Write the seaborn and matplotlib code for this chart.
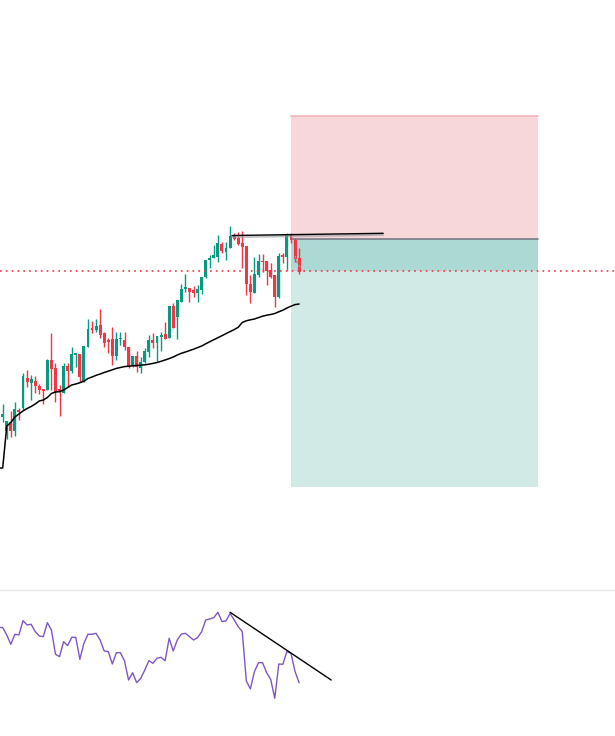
import numpy as np
import pandas as pd
import seaborn as sns
import matplotlib.pyplot as plt
from matplotlib.patches import Rectangle

# bar data, candle index -1 .. 73 (price in points)
opens = [279, 283, 269.3, 278, 269.3, 290, 292.3, 321.7, 316.7, 319, 314, 311, 310, 339.7, 332, 311,
         306.7, 334.3, 329.3, 345.5, 346, 318.3, 353.3, 372, 370, 375, 367.3, 360, 361, 344.3, 360.7,
         360, 352.7, 334, 344, 331.7, 338.3, 348.3, 360, 356.7, 363.3, 366, 361.7, 394, 382.7, 398.3,
         410.7, 411.7, 410, 407.3, 410, 422.7, 440, 441.7, 443.3, 456, 448.3, 451.7, 464, 461.7, 457.3,
         454, 416, 407.3, 425, 439.3, 439.3, 430, 425, 403.3, 445, 442.7, 465, 460, 441.7]
highs = [286, 296, 279, 289, 298.3, 292.3, 327.3, 330, 325, 324, 315.7, 311, 340.7, 367.3, 336.7, 315,
         337.3, 337.3, 353.3, 346.5, 346, 354.3, 381, 379.3, 381, 391, 368, 362, 373.3, 368.3, 368.3,
         368.3, 353, 344, 349.3, 343.3, 351.7, 365, 367.3, 364, 368.3, 378.3, 394, 397.3, 400, 415.7,
         426, 412, 414.3, 415, 422.7, 440, 445, 455, 465, 458.3, 458.3, 474, 466.7, 468.3, 469,
         454, 425, 443.3, 445.7, 445.7, 439.3, 436.7, 425, 446.7, 446.7, 466.7, 467, 461.7, 451.7]
lows = [277, 278.3, 261, 263.3, 264, 280, 290, 312.7, 300, 307, 305.7, 296, 310, 310, 298.3, 284.3,
        306.7, 312.7, 327.3, 333.3, 318.3, 318.3, 353.3, 366.7, 368.3, 362.3, 353.3, 347, 335, 340, 355,
        350, 331.7, 333.3, 328.3, 327.3, 336.7, 343.3, 351.7, 339, 349.3, 361, 361.7, 371.7, 361, 398.3,
        408.3, 398.3, 403.3, 398.3, 406, 421.7, 431.7, 441.7, 438.3, 446.7, 440, 451.7, 460, 455, 431.7,
        405, 396.7, 407.3, 423.3, 428.3, 415, 421.7, 392.7, 401.7, 436.7, 430, 456.7, 438.3, 426]
closes = [284, 285.7, 279, 269.3, 291, 288.3, 324, 318.3, 321, 314.3, 310, 309.3, 339.7, 331, 307.7, 307.7,
          334.3, 329.3, 346, 346, 323.3, 354.3, 371, 370, 374.3, 365.3, 356.7, 358.3, 344.3, 361, 361.7,
          353.3, 334, 344, 333.3, 338.3, 349.3, 360, 356.7, 364, 365, 361, 394, 371.7, 400, 410.7,
          412.7, 408.3, 406.7, 410.7, 422.7, 440, 441.7, 445, 457.3, 449, 451.7, 464, 460.7, 456, 453.3,
          416, 408.3, 426, 439.3, 438.3, 429.3, 423.3, 403.3, 444, 442.7, 465, 460, 440.7, 428.3]

ma = [232, 232, 274, 277.5, 283, 286, 289, 291.5, 293.5, 296, 299, 300, 302.5, 306.5, 308, 308.3,
      310, 312.5, 315, 316, 317.3, 318.7, 321.5, 323, 324.7, 326, 327.5, 328.8, 330.2, 331.6, 332.5,
      333.4, 333.8, 334.2, 334.5, 334.8, 335.2, 335.8, 336.6, 337.5, 338.7, 340, 341.4, 343, 345, 346.7,
      348, 349.4, 350.8, 352.4, 354, 356.2, 358.3, 360.3, 362.3, 364.3, 366.4, 368.4, 370.4, 372.7, 377.5,
      379.2, 380.2, 381, 382.4, 383.8, 384.8, 385.5, 386.5, 388.2, 389.8, 392, 393.8, 395.4, 396]

rsi = [72, 71.8, 66.3, 59.3, 66.8, 66.3, 77, 73.8, 74.3, 68.8, 65.5, 65, 75.5, 70, 51.8, 50,
       61.3, 58.3, 64.5, 64.5, 48, 60, 66.8, 66.8, 67.5, 62.5, 54.3, 53.8, 44.5, 53, 53,
       46.8, 32.5, 38, 30.5, 33.8, 40, 47, 45, 48.8, 49.5, 47, 63.8, 54.3, 62.5, 67,
       67.5, 65, 62.5, 64.3, 68.8, 77.5, 78.3, 79.3, 83.3, 76.3, 76.8, 82.5, 77.5, 72.5, 68.8,
       31.8, 25.8, 38.8, 45.5, 45.5, 38, 33, 18.8, 44.5, 44.3, 53.8, 52.5, 38.8, 30.5]

# short position tool
pos_start, pos_end = 71.0, 131.85
stop_price, entry_price, target_price = 584, 460.7, 213
last_price = 428.7

# drawings
trend_x = [56.5, 93.7]
trend_y = [464.5, 466.7]
rsi_trend_x = [56.0, 80.9]
rsi_trend_y = [83.3, 32.5]

GREEN = "#089981"
RED = "#f23645"

df = pd.DataFrame({"i": np.arange(-1, len(opens) - 1), "open": opens, "high": highs,
                   "low": lows, "close": closes, "ma": ma, "rsi": rsi})
df["color"] = np.where(df["close"] >= df["open"], GREEN, RED)

sns.set_theme(style="white")
fig = plt.figure(figsize=(6.15, 7.36), dpi=100)
ax = fig.add_axes([0, 146 / 736, 1, 590 / 736])
ax2 = fig.add_axes([0, 0, 1, 146 / 736])

# position boxes
ax.add_patch(Rectangle((pos_start, entry_price), pos_end - pos_start, stop_price - entry_price,
                       facecolor="#f8d7da", lw=0, zorder=1))
ax.add_patch(Rectangle((pos_start, target_price), pos_end - pos_start, entry_price - target_price,
                       facecolor="#d1eae5", lw=0, zorder=1))
ax.add_patch(Rectangle((pos_start, last_price), pos_end - pos_start, entry_price - last_price,
                       facecolor="#acd9d3", lw=0, zorder=1))
ax.plot([pos_start, pos_end], [stop_price, stop_price], color="#f5b5bb", lw=1.2, zorder=2)
ax.plot([pos_start, pos_end], [entry_price, entry_price], color="#787b86", lw=1.2, zorder=2)

# candles
ax.vlines(df["i"], df["low"], df["high"], colors=df["color"], lw=1.0, zorder=3)
body_lo = df[["open", "close"]].min(axis=1)
body_h = (df["close"] - df["open"]).abs().clip(lower=1.2)
ax.bar(df["i"], body_h, bottom=body_lo, width=0.72, color=df["color"], lw=0, zorder=4)

sns.lineplot(data=df, x="i", y="ma", ax=ax, color="black", lw=1.1, zorder=5)
ax.plot(trend_x, [v - 1.5 for v in trend_y], color="#9598a1", lw=1.6, alpha=0.6, zorder=5)
ax.plot(trend_x, trend_y, color="black", lw=1.0, zorder=6)
ax.axhline(last_price, color=RED, lw=1.2, ls=(0, (1, 2.5)), zorder=6)

# little projection arrow near the last bar
ax.plot([72.0, 72.6, 73.3], [444, 436, 433], color="#9598a1", lw=1, ls=(0, (2, 1.5)), zorder=6)

ax.set_xlim(-0.665, 150.8)
ax.set_ylim(110, 700)

sns.lineplot(data=df, x="i", y="rsi", ax=ax2, color="#7e57c2", lw=1.0)
ax2.plot(rsi_trend_x, rsi_trend_y, color="black", lw=1.0)
ax2.set_xlim(-0.665, 150.8)
ax2.set_ylim(-9.5, 100)

for a in (ax, ax2):
    a.set_xticks([])
    a.set_yticks([])
    a.set_xlabel("")
    a.set_ylabel("")
    for s in a.spines.values():
        s.set_visible(False)
ax2.spines["top"].set_visible(True)
ax2.spines["top"].set_color("#e8e8ea")
ax2.spines["top"].set_linewidth(1)

fig.savefig("out.png", dpi=100)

- _Exercise prompt_:
The data should be printed again unchanged; leave its pictures out.

- _The answer_:
Write the seaborn and matplotlib code for this chart.
import numpy as np
import pandas as pd
import seaborn as sns
import matplotlib.pyplot as plt
from matplotlib.patches import Rectangle

# bar data, candle index -1 .. 73 (price in points)
opens = [279, 283, 269.3, 278, 269.3, 290, 292.3, 321.7, 316.7, 319, 314, 311, 310, 339.7, 332, 311,
         306.7, 334.3, 329.3, 345.5, 346, 318.3, 353.3, 372, 370, 375, 367.3, 360, 361, 344.3, 360.7,
         360, 352.7, 334, 344, 331.7, 338.3, 348.3, 360, 356.7, 363.3, 366, 361.7, 394, 382.7, 398.3,
         410.7, 411.7, 410, 407.3, 410, 422.7, 440, 441.7, 443.3, 456, 448.3, 451.7, 464, 461.7, 457.3,
         454, 416, 407.3, 425, 439.3, 439.3, 430, 425, 403.3, 445, 442.7, 465, 460, 441.7]
highs = [286, 296, 279, 289, 298.3, 292.3, 327.3, 330, 325, 324, 315.7, 311, 340.7, 367.3, 336.7, 315,
         337.3, 337.3, 353.3, 346.5, 346, 354.3, 381, 379.3, 381, 391, 368, 362, 373.3, 368.3, 368.3,
         368.3, 353, 344, 349.3, 343.3, 351.7, 365, 367.3, 364, 368.3, 378.3, 394, 397.3, 400, 415.7,
         426, 412, 414.3, 415, 422.7, 440, 445, 455, 465, 458.3, 458.3, 474, 466.7, 468.3, 469,
         454, 425, 443.3, 445.7, 445.7, 439.3, 436.7, 425, 446.7, 446.7, 466.7, 467, 461.7, 451.7]
lows = [277, 278.3, 261, 263.3, 264, 280, 290, 312.7, 300, 307, 305.7, 296, 310, 310, 298.3, 284.3,
        306.7, 312.7, 327.3, 333.3, 318.3, 318.3, 353.3, 366.7, 368.3, 362.3, 353.3, 347, 335, 340, 355,
        350, 331.7, 333.3, 328.3, 327.3, 336.7, 343.3, 351.7, 339, 349.3, 361, 361.7, 371.7, 361, 398.3,
        408.3, 398.3, 403.3, 398.3, 406, 421.7, 431.7, 441.7, 438.3, 446.7, 440, 451.7, 460, 455, 431.7,
        405, 396.7, 407.3, 423.3, 428.3, 415, 421.7, 392.7, 401.7, 436.7, 430, 456.7, 438.3, 426]
closes = [284, 285.7, 279, 269.3, 291, 288.3, 324, 318.3, 321, 314.3, 310, 309.3, 339.7, 331, 307.7, 307.7,
          334.3, 329.3, 346, 346, 323.3, 354.3, 371, 370, 374.3, 365.3, 356.7, 358.3, 344.3, 361, 361.7,
          353.3, 334, 344, 333.3, 338.3, 349.3, 360, 356.7, 364, 365, 361, 394, 371.7, 400, 410.7,
          412.7, 408.3, 406.7, 410.7, 422.7, 440, 441.7, 445, 457.3, 449, 451.7, 464, 460.7, 456, 453.3,
          416, 408.3, 426, 439.3, 438.3, 429.3, 423.3, 403.3, 444, 442.7, 465, 460, 440.7, 428.3]

ma = [232, 232, 274, 277.5, 283, 286, 289, 291.5, 293.5, 296, 299, 300, 302.5, 306.5, 308, 308.3,
      310, 312.5, 315, 316, 317.3, 318.7, 321.5, 323, 324.7, 326, 327.5, 328.8, 330.2, 331.6, 332.5,
      333.4, 333.8, 334.2, 334.5, 334.8, 335.2, 335.8, 336.6, 337.5, 338.7, 340, 341.4, 343, 345, 346.7,
      348, 349.4, 350.8, 352.4, 354, 356.2, 358.3, 360.3, 362.3, 364.3, 366.4, 368.4, 370.4, 372.7, 377.5,
      379.2, 380.2, 381, 382.4, 383.8, 384.8, 385.5, 386.5, 388.2, 389.8, 392, 393.8, 395.4, 396]

rsi = [72, 71.8, 66.3, 59.3, 66.8, 66.3, 77, 73.8, 74.3, 68.8, 65.5, 65, 75.5, 70, 51.8, 50,
       61.3, 58.3, 64.5, 64.5, 48, 60, 66.8, 66.8, 67.5, 62.5, 54.3, 53.8, 44.5, 53, 53,
       46.8, 32.5, 38, 30.5, 33.8, 40, 47, 45, 48.8, 49.5, 47, 63.8, 54.3, 62.5, 67,
       67.5, 65, 62.5, 64.3, 68.8, 77.5, 78.3, 79.3, 83.3, 76.3, 76.8, 82.5, 77.5, 72.5, 68.8,
       31.8, 25.8, 38.8, 45.5, 45.5, 38, 33, 18.8, 44.5, 44.3, 53.8, 52.5, 38.8, 30.5]

# short position tool
pos_start, pos_end = 71.0, 131.85
stop_price, entry_price, target_price = 584, 460.7, 213
last_price = 428.7

# drawings
trend_x = [56.5, 93.7]
trend_y = [464.5, 466.7]
rsi_trend_x = [56.0, 80.9]
rsi_trend_y = [83.3, 32.5]

GREEN = "#089981"
RED = "#f23645"

df = pd.DataFrame({"i": np.arange(-1, len(opens) - 1), "open": opens, "high": highs,
                   "low": lows, "close": closes, "ma": ma, "rsi": rsi})
df["color"] = np.where(df["close"] >= df["open"], GREEN, RED)

sns.set_theme(style="white")
fig = plt.figure(figsize=(6.15, 7.36), dpi=100)
ax = fig.add_axes([0, 146 / 736, 1, 590 / 736])
ax2 = fig.add_axes([0, 0, 1, 146 / 736])

# position boxes
ax.add_patch(Rectangle((pos_start, entry_price), pos_end - pos_start, stop_price - entry_price,
                       facecolor="#f8d7da", lw=0, zorder=1))
ax.add_patch(Rectangle((pos_start, target_price), pos_end - pos_start, entry_price - target_price,
                       facecolor="#d1eae5", lw=0, zorder=1))
ax.add_patch(Rectangle((pos_start, last_price), pos_end - pos_start, entry_price - last_price,
                       facecolor="#acd9d3", lw=0, zorder=1))
ax.plot([pos_start, pos_end], [stop_price, stop_price], color="#f5b5bb", lw=1.2, zorder=2)
ax.plot([pos_start, pos_end], [entry_price, entry_price], color="#787b86", lw=1.2, zorder=2)

# candles
ax.vlines(df["i"], df["low"], df["high"], colors=df["color"], lw=1.0, zorder=3)
body_lo = df[["open", "close"]].min(axis=1)
body_h = (df["close"] - df["open"]).abs().clip(lower=1.2)
ax.bar(df["i"], body_h, bottom=body_lo, width=0.72, color=df["color"], lw=0, zorder=4)

sns.lineplot(data=df, x="i", y="ma", ax=ax, color="black", lw=1.1, zorder=5)
ax.plot(trend_x, [v - 1.5 for v in trend_y], color="#9598a1", lw=1.6, alpha=0.6, zorder=5)
ax.plot(trend_x, trend_y, color="black", lw=1.0, zorder=6)
ax.axhline(last_price, color=RED, lw=1.2, ls=(0, (1, 2.5)), zorder=6)

# little projection arrow near the last bar
ax.plot([72.0, 72.6, 73.3], [444, 436, 433], color="#9598a1", lw=1, ls=(0, (2, 1.5)), zorder=6)

ax.set_xlim(-0.665, 150.8)
ax.set_ylim(110, 700)

sns.lineplot(data=df, x="i", y="rsi", ax=ax2, color="#7e57c2", lw=1.0)
ax2.plot(rsi_trend_x, rsi_trend_y, color="black", lw=1.0)
ax2.set_xlim(-0.665, 150.8)
ax2.set_ylim(-9.5, 100)

for a in (ax, ax2):
    a.set_xticks([])
    a.set_yticks([])
    a.set_xlabel("")
    a.set_ylabel("")
    for s in a.spines.values():
        s.set_visible(False)
ax2.spines["top"].set_visible(True)
ax2.spines["top"].set_color("#e8e8ea")
ax2.spines["top"].set_linewidth(1)

fig.savefig("out.png", dpi=100)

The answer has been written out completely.